The deceleration can be attributed to higher transfer fees and mortgage caps, in effect since last year. The new rules have impacted Dubai’s luxury homes market much more, with prices in the second quarter rising by only 6.3 per cent year-on-year. By comparison, the mainstream segment saw a 24 per cent year-on-year increase.
Mainstream locations such as Dubai Marina remain popular among western expats and continue to see healthy demand and thus price growth. This has led some investors to look in areas such as Jumeirah Village, Dubai Sports City and Dubai Silicon Oasis for value, where prices are rising off a relatively low base. Demand for property remains strong in both location types, hence prices continue to post strong gains.

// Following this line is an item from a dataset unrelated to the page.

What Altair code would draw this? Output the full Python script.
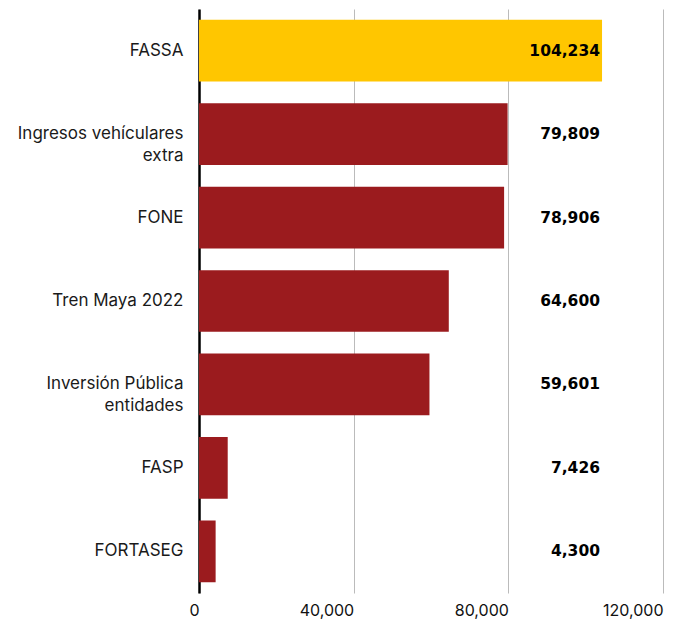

The new mortgage rules are stricter for those buying residential property above Dh5 million. If an expat was to purchase a property above that value, he would need to provide a 35 per cent deposit. But the same buyer would pay a down payment of 25 per cent for properties below Dh5 million. Thus, the impact has been less severe on the mainstream segment.
Moreover, while both mainstream and luxury home prices have largely reversed their previous falls, rents in the luxury segment haven’t kept up. Also, Dubai’s strong economy and buoyant labour market continue to attract foreigners. This rising population will need decent (and not always luxurious) accommodation, demand will soon outstrip supply. The mainstream residential segment is anticipated to outperform prime within a year.
The Central Bank’s second- quarter Credit Sentiment Survey showed that banks and financial institutions’ willingness to lend to owner occupiers, investors and others has increased, in comparison to the preceding quarter. Survey respondents were also positive about the very near-term, hence banks are fairly optimistic about customers’ appetites to borrow in the third quarter.